Totalitarismo democrático
25-06-2021 - 21:54

Uma democracia, mesmo à escala europeia, que não respeita a liberdade de consciência não respeita, no fundo, liberdade nenhuma.

Para o Parlamento Europeu, o aborto deve ser elevado à categoria dos direitos humanos. E a consciência dos profissionais de saúde é um obstáculo que os Estados-membros devem remover.

Com a aprovação, por maioria, do chamado "Relatório Matic", o Parlamento Europeu acaba de dar o seu aval à ideologia do género, procurando impô-la a todos os cidadãos de todos os Estados membros da União.

Trata-se de um relatório lamentável que mistura factos diferentes, embrulhados em preconceitos e carimbados com uma generosa dose de propaganda.

O objetivo é subordinar toda a União Europeia à ideologia do género, imposta como doutrina de Estado. O aborto é visto e tratado como um direito humano. E em todo o documento nunca se fala do direito à vida, esse sim, um direito humano fundamental.

O ataque do relatório Matic à liberdade de consciência é também arrepiante. A consciência – último reduto de qualquer pessoa, seja ou não profissional de saúde – é tratada pelo Parlamento Europeu, como um alvo a abater. Para os eurodeputados, é insuportável que haja médicos que se recusem a suprimir vidas. E devem, por isso, ser metidos na ordem.

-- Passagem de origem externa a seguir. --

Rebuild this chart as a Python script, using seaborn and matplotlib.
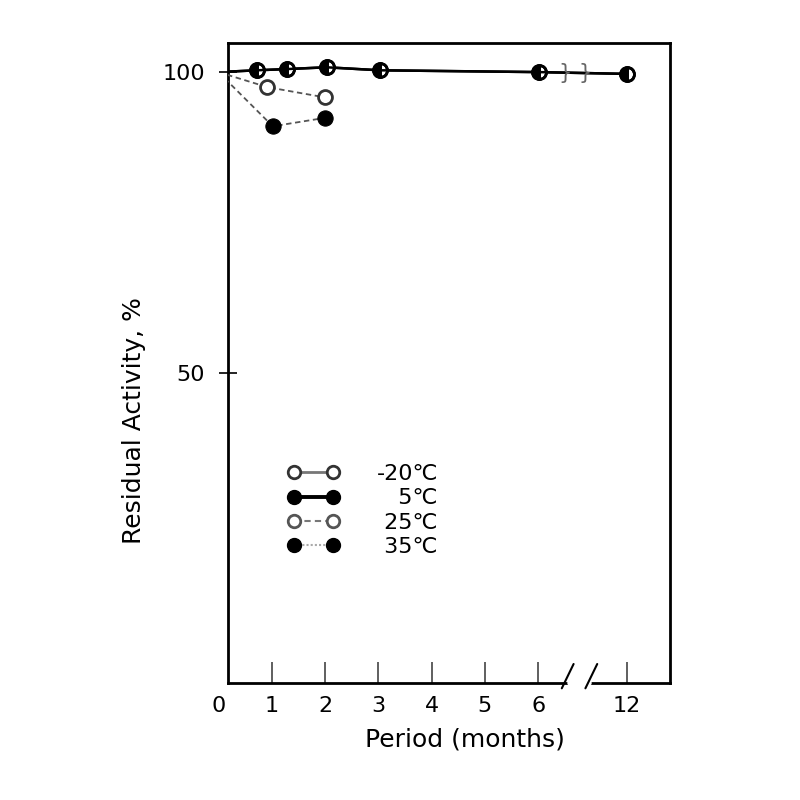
import numpy as np
import pandas as pd
import matplotlib
matplotlib.use('Agg')
import matplotlib.pyplot as plt
import matplotlib.transforms as mtransforms
from matplotlib.lines import Line2D
import seaborn as sns

sns.set_theme(style='ticks')
plt.rcParams['font.family'] = ['DejaVu Sans']
plt.rcParams['text.color'] = 'black'
plt.rcParams['axes.labelcolor'] = 'black'
plt.rcParams['xtick.labelcolor'] = 'black'
plt.rcParams['ytick.labelcolor'] = 'black'

# Data (months, residual activity %)
months_m20 = [0, 0.72, 1.28, 2.03, 3.03, 6.03, 12]
activity_m20 = [100, 100.3, 100.5, 100.8, 100.3, 100.0, 99.7]
months_5 = [0, 0.72, 1.28, 2.03, 3.03, 6.03, 12]
activity_5 = [100, 100.3, 100.5, 100.8, 100.3, 100.0, 99.7]
months_25 = [0, 0.92, 2.0]
activity_25 = [100, 97.5, 95.8]
months_35 = [0, 1.02, 2.0]
activity_35 = [100, 91.0, 92.4]

series_labels = ['-20\u2103', '\u2007 5\u2103', ' 25\u2103', ' 35\u2103']
x_ticks = [1, 2, 3, 4, 5, 6, 12]
y_ticks = [50, 100]

# broken x axis: months after 6 are compressed
BREAK = 6
SQUEEZE = 0.277


def forward(x):
    x = np.asarray(x, dtype=float)
    return np.where(x <= BREAK, x, BREAK + (x - BREAK) * SQUEEZE)


def inverse(x):
    x = np.asarray(x, dtype=float)
    return np.where(x <= BREAK, x, BREAK + (x - BREAK) / SQUEEZE)


fig = plt.figure(figsize=(8, 8), dpi=100)
ax = fig.add_axes([0.285, 0.146, 0.5525, 0.8])
ax.set_xscale('function', functions=(forward, inverse))

dash_kw = dict(linestyle=(0, (3, 2)), linewidth=1.3, color='#555555')
sns.lineplot(x=months_25, y=activity_25, sort=False, estimator=None, ax=ax,
             marker='o', markersize=10, markerfacecolor='white',
             markeredgecolor='#333333', markeredgewidth=2, zorder=3, **dash_kw)
sns.lineplot(x=months_35, y=activity_35, sort=False, estimator=None, ax=ax,
             marker='o', markersize=11, markerfacecolor='black',
             markeredgecolor='black', zorder=3, **dash_kw)
sns.lineplot(x=months_m20, y=activity_m20, sort=False, estimator=None, ax=ax,
             marker='o', markersize=10, markerfacecolor='white',
             markeredgecolor='black', markeredgewidth=2,
             color='black', linewidth=1.8, zorder=4)
sns.lineplot(x=months_5, y=activity_5, sort=False, estimator=None, ax=ax,
             marker='o', markersize=10, markerfacecolor='black', fillstyle='left',
             markeredgecolor='black', markeredgewidth=2,
             color='black', linewidth=1.8, zorder=5)

ax.set_xlim(0.18, 14.93)
ax.set_ylim(-1.5, 104.8)

ax.set_xticks(x_ticks)
ax.set_xticklabels([str(t) for t in x_ticks], fontsize=16)
ax.set_yticks(y_ticks)
ax.set_yticklabels([str(t) for t in y_ticks], fontsize=16)
ax.tick_params(axis='x', direction='in', length=15, width=1.2, color='#444444', pad=9)
ax.tick_params(axis='y', direction='inout', length=13, width=1.2, color='black', pad=10)
ax.minorticks_off()

for s in ax.spines.values():
    s.set_linewidth(2)
    s.set_color('black')

xt = mtransforms.blended_transform_factory(ax.transData, ax.transAxes)
ax.text(0, -0.02, '0', transform=xt, ha='center', va='top', fontsize=16)

# break on the axis
brk_a, brk_b = 8.0, 9.6
ax.plot([brk_a + 0.15, brk_b - 0.15], [0, 0], transform=xt, color='white',
        linewidth=4, clip_on=False, zorder=6)
for b in (brk_a, brk_b):
    ax.plot([b - 0.4, b + 0.4], [-0.008, 0.03], transform=xt, color='black',
            linewidth=1.5, clip_on=False, zorder=7)
# break on the 12-month line
ax.text(8.5, activity_m20[-1] + 0.1, '} }', ha='center', va='center',
        fontsize=15, color='#666666', zorder=8)

ax.set_xlabel('Period (months)', fontsize=18)
ax.xaxis.set_label_coords(0.535, -0.07)
ax.set_ylabel('Residual Activity, %', fontsize=18)
ax.yaxis.set_label_coords(-0.185, 0.41)

handles = [
    Line2D([], [], color='#777777', lw=2, marker='o', ms=9, mfc='white', mec='#333333', mew=2),
    Line2D([], [], color='black', lw=2.8, marker='o', ms=10, mfc='black', mec='black'),
    Line2D([], [], color='#777777', lw=1.5, ls=(0, (3, 2)), marker='o', ms=9, mfc='white', mec='#555555', mew=2),
    Line2D([], [], color='#aaaaaa', lw=1.5, ls=(0, (1, 1)), marker='o', ms=10, mfc='black', mec='black'),
]
ax.legend(handles, series_labels, loc='upper left', bbox_to_anchor=(0.11, 0.36),
          frameon=False, fontsize=16, numpoints=2, handlelength=2.33,
          handletextpad=1.7, labelspacing=0.2, borderpad=0)

plt.savefig('out.png', dpi=100)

Entre a nova ideologia do Estado (a tal, do género) e a liberdade de consciência de alguém (médico, por exemplo), o Parlamento Europeu pretende impor a primeira e arrasar a segunda.

Fica-se com a sensação – e a certeza – de que só importa a consciência daqueles que pensam como os estimados eurodeputados. A consciência dos que se lhe opõem é-lhes indiferente. Basta-lhes ter a maioria para ativarem o rolo compressor sobre o outro lado que mesmo send minoritário importa respeitar… ou não?

Para além de fazerem aceção de consciências (a deles que é boa e a dos outros que é má), os senhores eurodeputados parecem estar preocupados só com algumas minorias – aquelas que se presume pensarem como eles. As outras que tiverem a ousadia de invocar a objeção de consciência em práticas que entendem ofender a ética médica, essas não são para respeitar.

Os Estados-membros são mesmo exortados pelos eurodeputados a aplicarem medidas regulamentares e executivas eficazes, para porem fim a esse flagelo da liberdade de consciência. Claro que os senhores eurodeputados nunca lhe chamam liberdade de consciência, não fosse alguém reparar que um parlamento democraticamente eleito estava a abafar as liberdades individuais. Preferem, no texto aprovado, chamar-lhe cláusula de consciência. Desse modo, fica tudo melhor: afinal, os nossos eurodeputados não estão a esmagar a liberdade (de consciência), mas apenas a mudar um qualquer elemento contratual que dá pelo nome de cláusula (por acaso, de consciência).

Para o Parlamento Europeu, a ideologia do género vale mais do que a liberdade que até se pode suprimir, desde que a nova doutrina oficial se imponha a tudo e a todos. Quando assim é estamos perante uma nova forma de totalitarismo que enverga o traje democrático, mas esconde, debaixo dele, uma alma profundamente totalitária.

Em democracia prevalece a maioria, mas a maioria, sendo democrática, não pode sufocar adversários, ainda que minoritários. Em democracia, a maioria governa o país, mas não governa a consciência de ninguém, nem pode abater ou suprimir a liberdade de consciência de quem quer que seja.

Na História recente, as regras democráticas já foram usadas para perverter a própria democracia. E a Europa, tragicamente, já experimentou esse veneno.

Acredito num projeto europeu democrático que promova a paz e o desenvolvimento, mas em liberdade. Uma democracia, mesmo à escala europeia, que não respeita a liberdade de consciência não respeita, no fundo, liberdade nenhuma.